Unique, puissant, le metteur en scène, fasciné par un fait divers survenu à Calais il y a plusieurs années, nous offre avec « Familie » une plongée très étrange au cœur d’une « vraie » famille…
On admire profondément et depuis toujours le travail de Milo Rau, sa manière de porter au théâtre des questions qui hantent nos sociétés, les déchirent.
On a compris, on a été touché et l’on n’oublie en rien Five Easy pieces qui date de 2016 et La Reprise, qui fut l’un des événements du festival d’Avignon en 2019. L’affaire Dutroux, avec présence d’enfants comédiens sur le plateau, meurtre sauvage d’un jeune homosexuel par un groupe de garçons frustes, ce sont des pages terribles que Milo Rau a remises en jeu par le truchement de la scène.
Il considère Familie comme inscrit dans le droit fil de Five Easy pieces et La Reprise : « une série sur les crimes contemporains ». Ajoutant, dans un entretien recueilli pour le Festival d’Automne par Pascaline Vallée, « le choix du sujet est arrivé un peu par hasard. » Précisant : « je cherchais un crime de famille relevant de la vie privée. »
C’est ainsi qu’il prit connaissance de la tragédie de la famille Demeester survenue à Coulogne, près de Calais en 2007. Le père, René, en retraite depuis peu, et la mère, Marie-Christine, âgés seulement de 57 ans, et leurs enfants, Olivier, 30 ans, qui venait d’échouer à faire subsister une petite entreprise de transport, Angélique, 27 ans, femme de ménage, furent retrouvés tous les quatre, pendus à la poutre de la véranda de la maison familiale.
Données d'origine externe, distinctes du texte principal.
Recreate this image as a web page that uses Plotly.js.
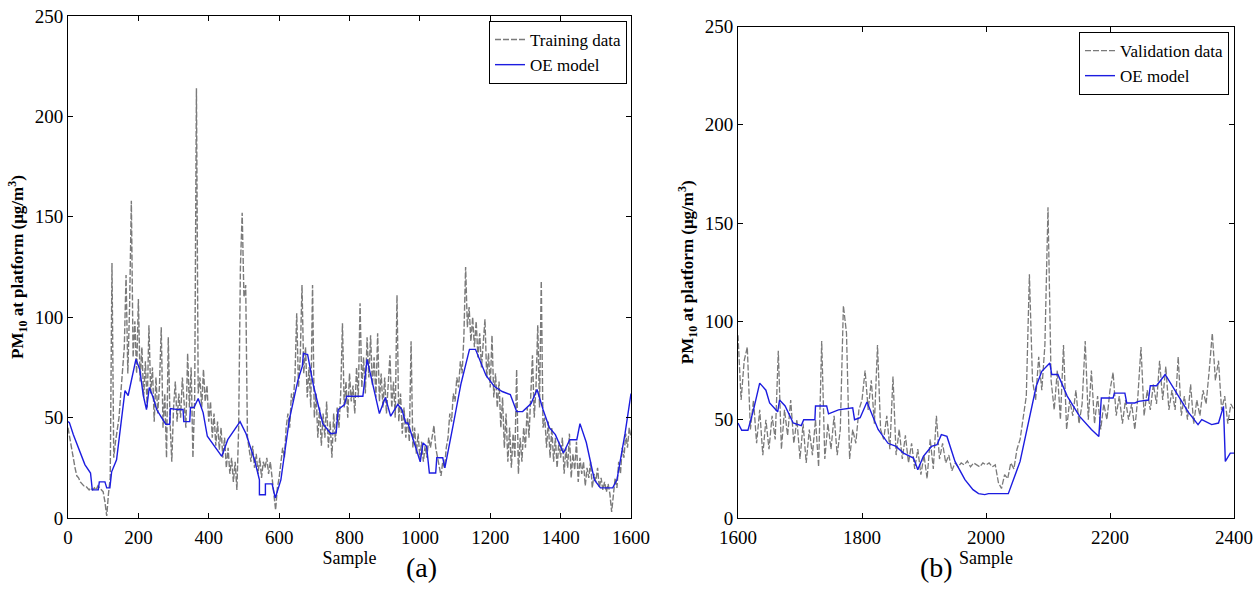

Ils furent découverts le 27 septembre 2007. Ils étaient morts depuis quelque temps. Angélique avait brusquement quitté son travail le lundi 24 dans l’après-midi, se disant malade. Mais ce n’était qu’un prétexte, comme l’enquête allait le montrer. On ne sut rien jamais au-delà d’un mot, sans doute écrit par la mère : « Pardon, on a trop déconné ». Il y avait aussi des instructions pour que l’on prenne soin du chien de la maison, épargné par la mort volontaire des protagonistes. On sait que père et fils prenaient des antidépresseurs. Mais le mystère de la décision, jamais nul ne le comprit.
Pourquoi est-on mal à l’aise avec la transposition de Milo Rau ? Parce que c’est joué par une des comédiennes de son entourage An Miller, avec son mari, lui aussi comédien et leurs deux filles, des adolescentes ravissantes, 14 et 15 ans lorsque la décision a été prise. Plus deux chiens…
Comment une famille véritable peut-elle, sans être affectée, traverser une telle « histoire » ? C’est An Miller elle-même qui s’est proposée et a proposé sa famille.
Ce qui était troublant dans le fait divers de Coulogne est que les « enfants » étaient des adultes. Trente et vingt-sept ans. On comprend la dépendance matérielle, affective, la « folie » familiale des Demeester. Leur sentiment d’échec, leur désespoir. C’est d’autant plus déchirant que ce sont des gens que l’on croise tous les jours et que le geste est démesuré.
C’est plus difficile avec les comédiens qui sont excellents, pour qui on développe une empathie immédiate, même si l’on connaît le dénouement. L’image finale est atroce, inutile de le dire.
Ce sont les filles qui jettent la question de la mort sur la table. Et tout glisse imperceptiblement. Le « spectacle » est impeccable. Un rythme, une chaleur familière avec les petits chiens de la maison. C’est du jeu, c’est « pour de faux. » Mais c’est terrible et rien n’est résolu, en fait. Non qu’on veuille la « solution » de l’énigme. Mais on est comme fissuré de l’intérieur parce que ce sont les parents et leurs deux filles qui sont ici embarqués. Saluons-les : An Miller, donc, ses filles Leonce et Louisa, et leur père, fin cuisinier, Filip Peeters. Ils ont d’ailleurs participé à l’écriture, avec Milo Rau. A voir de toutes manières, évidemment. On est ici dans un art accompli..
Mais on ne peut pas s’interdire de penser que ce qu’il y avait de passionnant dans le drame de Coulogne, c’était l’âge des enfants…
« Familie » ne s’est donné que pour quelques représentations à Nanterre-Amandiers, les 3, 4, 9 octobre. Dernière ce soir à 20h00. Durée : 1h30. En néerlandais surtitré en français.
Prochaines dates : 31 octobre à Zagreb, les 5 et 6 février 2021 à Albi/Scène nationale, les 13 et 14 février à l’Opéra de Lausanne, du 16 au 19 février, Schauspielhaus de Stuttgart.